WRITTEN EXERCISE> Return the listing below verbatim. Pictures do not belong in the copy.

## BEGIN

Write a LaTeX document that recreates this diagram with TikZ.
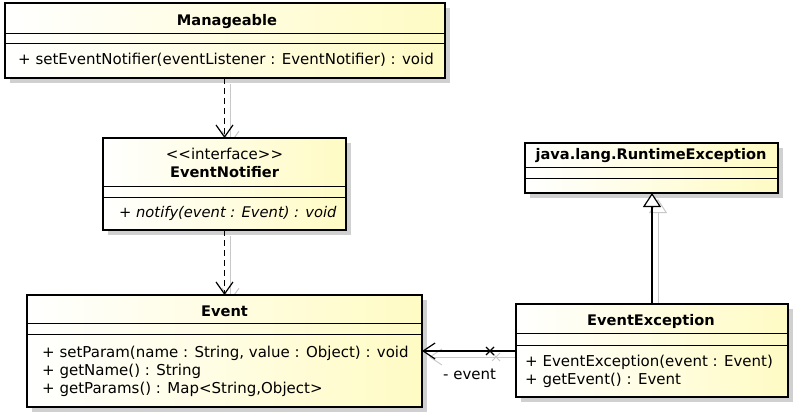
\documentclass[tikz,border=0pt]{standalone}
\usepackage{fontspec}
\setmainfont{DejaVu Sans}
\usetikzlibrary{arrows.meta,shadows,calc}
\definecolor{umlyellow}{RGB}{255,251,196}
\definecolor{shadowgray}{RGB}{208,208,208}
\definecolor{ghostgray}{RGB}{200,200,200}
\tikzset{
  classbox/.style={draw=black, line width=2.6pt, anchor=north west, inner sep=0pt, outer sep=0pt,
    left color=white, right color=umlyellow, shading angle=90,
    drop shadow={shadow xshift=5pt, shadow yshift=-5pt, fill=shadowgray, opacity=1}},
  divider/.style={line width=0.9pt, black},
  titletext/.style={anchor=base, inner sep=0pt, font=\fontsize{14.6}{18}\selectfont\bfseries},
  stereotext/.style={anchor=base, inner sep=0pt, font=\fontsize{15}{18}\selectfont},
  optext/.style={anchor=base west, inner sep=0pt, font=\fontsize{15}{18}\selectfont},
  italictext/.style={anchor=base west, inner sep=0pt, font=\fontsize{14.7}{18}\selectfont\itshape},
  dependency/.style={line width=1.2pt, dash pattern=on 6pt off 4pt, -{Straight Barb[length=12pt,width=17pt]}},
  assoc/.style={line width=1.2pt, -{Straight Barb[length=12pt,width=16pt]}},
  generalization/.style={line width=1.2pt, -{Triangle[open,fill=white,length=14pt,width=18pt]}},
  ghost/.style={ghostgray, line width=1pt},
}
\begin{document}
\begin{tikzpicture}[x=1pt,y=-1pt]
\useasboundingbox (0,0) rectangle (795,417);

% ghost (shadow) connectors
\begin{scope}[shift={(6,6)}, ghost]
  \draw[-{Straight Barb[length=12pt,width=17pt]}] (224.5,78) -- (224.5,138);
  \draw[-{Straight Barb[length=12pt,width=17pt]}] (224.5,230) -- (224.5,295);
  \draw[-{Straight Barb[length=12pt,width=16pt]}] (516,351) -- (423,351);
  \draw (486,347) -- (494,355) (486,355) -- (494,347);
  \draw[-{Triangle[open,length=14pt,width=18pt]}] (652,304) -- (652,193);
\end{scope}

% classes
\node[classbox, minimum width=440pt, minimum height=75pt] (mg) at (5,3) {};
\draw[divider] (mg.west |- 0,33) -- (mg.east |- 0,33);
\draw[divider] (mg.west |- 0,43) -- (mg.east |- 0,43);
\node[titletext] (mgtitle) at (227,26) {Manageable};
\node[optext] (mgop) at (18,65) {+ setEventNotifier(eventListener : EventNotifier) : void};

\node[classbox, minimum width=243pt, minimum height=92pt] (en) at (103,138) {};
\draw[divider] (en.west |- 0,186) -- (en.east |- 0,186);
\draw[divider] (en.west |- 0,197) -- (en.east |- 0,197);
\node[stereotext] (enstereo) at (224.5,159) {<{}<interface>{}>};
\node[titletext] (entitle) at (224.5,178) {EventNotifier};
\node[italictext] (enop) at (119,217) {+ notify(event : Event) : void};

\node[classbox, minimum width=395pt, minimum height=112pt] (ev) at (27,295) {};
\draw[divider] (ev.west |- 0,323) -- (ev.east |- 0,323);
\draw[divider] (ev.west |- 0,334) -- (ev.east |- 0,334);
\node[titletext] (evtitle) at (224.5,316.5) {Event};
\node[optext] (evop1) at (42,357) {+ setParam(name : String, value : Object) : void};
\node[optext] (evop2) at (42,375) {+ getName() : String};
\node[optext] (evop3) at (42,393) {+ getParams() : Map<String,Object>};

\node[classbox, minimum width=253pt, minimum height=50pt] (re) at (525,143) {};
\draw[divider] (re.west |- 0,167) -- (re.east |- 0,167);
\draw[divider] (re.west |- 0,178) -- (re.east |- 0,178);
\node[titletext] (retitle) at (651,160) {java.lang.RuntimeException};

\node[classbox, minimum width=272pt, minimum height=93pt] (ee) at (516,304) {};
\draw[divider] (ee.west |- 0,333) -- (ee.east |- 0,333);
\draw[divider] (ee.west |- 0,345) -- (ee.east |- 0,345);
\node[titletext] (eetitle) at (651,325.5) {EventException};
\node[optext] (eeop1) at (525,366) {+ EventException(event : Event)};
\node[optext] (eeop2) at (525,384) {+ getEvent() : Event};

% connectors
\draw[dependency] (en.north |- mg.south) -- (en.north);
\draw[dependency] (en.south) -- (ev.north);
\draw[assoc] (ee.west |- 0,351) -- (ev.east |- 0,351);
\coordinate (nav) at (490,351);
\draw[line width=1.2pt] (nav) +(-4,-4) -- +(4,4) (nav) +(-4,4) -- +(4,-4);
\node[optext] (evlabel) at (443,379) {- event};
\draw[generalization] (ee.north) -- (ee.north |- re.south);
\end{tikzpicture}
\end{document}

## END

FINISHED EXERCISE>
Write a LaTeX document that recreates this diagram with TikZ.
\documentclass[tikz,border=0pt]{standalone}
\usepackage{fontspec}
\setmainfont{DejaVu Sans}
\usetikzlibrary{arrows.meta,shadows,calc}
\definecolor{umlyellow}{RGB}{255,251,196}
\definecolor{shadowgray}{RGB}{208,208,208}
\definecolor{ghostgray}{RGB}{200,200,200}
\tikzset{
  classbox/.style={draw=black, line width=2.6pt, anchor=north west, inner sep=0pt, outer sep=0pt,
    left color=white, right color=umlyellow, shading angle=90,
    drop shadow={shadow xshift=5pt, shadow yshift=-5pt, fill=shadowgray, opacity=1}},
  divider/.style={line width=0.9pt, black},
  titletext/.style={anchor=base, inner sep=0pt, font=\fontsize{14.6}{18}\selectfont\bfseries},
  stereotext/.style={anchor=base, inner sep=0pt, font=\fontsize{15}{18}\selectfont},
  optext/.style={anchor=base west, inner sep=0pt, font=\fontsize{15}{18}\selectfont},
  italictext/.style={anchor=base west, inner sep=0pt, font=\fontsize{14.7}{18}\selectfont\itshape},
  dependency/.style={line width=1.2pt, dash pattern=on 6pt off 4pt, -{Straight Barb[length=12pt,width=17pt]}},
  assoc/.style={line width=1.2pt, -{Straight Barb[length=12pt,width=16pt]}},
  generalization/.style={line width=1.2pt, -{Triangle[open,fill=white,length=14pt,width=18pt]}},
  ghost/.style={ghostgray, line width=1pt},
}
\begin{document}
\begin{tikzpicture}[x=1pt,y=-1pt]
\useasboundingbox (0,0) rectangle (795,417);

% ghost (shadow) connectors
\begin{scope}[shift={(6,6)}, ghost]
  \draw[-{Straight Barb[length=12pt,width=17pt]}] (224.5,78) -- (224.5,138);
  \draw[-{Straight Barb[length=12pt,width=17pt]}] (224.5,230) -- (224.5,295);
  \draw[-{Straight Barb[length=12pt,width=16pt]}] (516,351) -- (423,351);
  \draw (486,347) -- (494,355) (486,355) -- (494,347);
  \draw[-{Triangle[open,length=14pt,width=18pt]}] (652,304) -- (652,193);
\end{scope}

% classes
\node[classbox, minimum width=440pt, minimum height=75pt] (mg) at (5,3) {};
\draw[divider] (mg.west |- 0,33) -- (mg.east |- 0,33);
\draw[divider] (mg.west |- 0,43) -- (mg.east |- 0,43);
\node[titletext] (mgtitle) at (227,26) {Manageable};
\node[optext] (mgop) at (18,65) {+ setEventNotifier(eventListener : EventNotifier) : void};

\node[classbox, minimum width=243pt, minimum height=92pt] (en) at (103,138) {};
\draw[divider] (en.west |- 0,186) -- (en.east |- 0,186);
\draw[divider] (en.west |- 0,197) -- (en.east |- 0,197);
\node[stereotext] (enstereo) at (224.5,159) {<{}<interface>{}>};
\node[titletext] (entitle) at (224.5,178) {EventNotifier};
\node[italictext] (enop) at (119,217) {+ notify(event : Event) : void};

\node[classbox, minimum width=395pt, minimum height=112pt] (ev) at (27,295) {};
\draw[divider] (ev.west |- 0,323) -- (ev.east |- 0,323);
\draw[divider] (ev.west |- 0,334) -- (ev.east |- 0,334);
\node[titletext] (evtitle) at (224.5,316.5) {Event};
\node[optext] (evop1) at (42,357) {+ setParam(name : String, value : Object) : void};
\node[optext] (evop2) at (42,375) {+ getName() : String};
\node[optext] (evop3) at (42,393) {+ getParams() : Map<String,Object>};

\node[classbox, minimum width=253pt, minimum height=50pt] (re) at (525,143) {};
\draw[divider] (re.west |- 0,167) -- (re.east |- 0,167);
\draw[divider] (re.west |- 0,178) -- (re.east |- 0,178);
\node[titletext] (retitle) at (651,160) {java.lang.RuntimeException};

\node[classbox, minimum width=272pt, minimum height=93pt] (ee) at (516,304) {};
\draw[divider] (ee.west |- 0,333) -- (ee.east |- 0,333);
\draw[divider] (ee.west |- 0,345) -- (ee.east |- 0,345);
\node[titletext] (eetitle) at (651,325.5) {EventException};
\node[optext] (eeop1) at (525,366) {+ EventException(event : Event)};
\node[optext] (eeop2) at (525,384) {+ getEvent() : Event};

% connectors
\draw[dependency] (en.north |- mg.south) -- (en.north);
\draw[dependency] (en.south) -- (ev.north);
\draw[assoc] (ee.west |- 0,351) -- (ev.east |- 0,351);
\coordinate (nav) at (490,351);
\draw[line width=1.2pt] (nav) +(-4,-4) -- +(4,4) (nav) +(-4,4) -- +(4,-4);
\node[optext] (evlabel) at (443,379) {- event};
\draw[generalization] (ee.north) -- (ee.north |- re.south);
\end{tikzpicture}
\end{document}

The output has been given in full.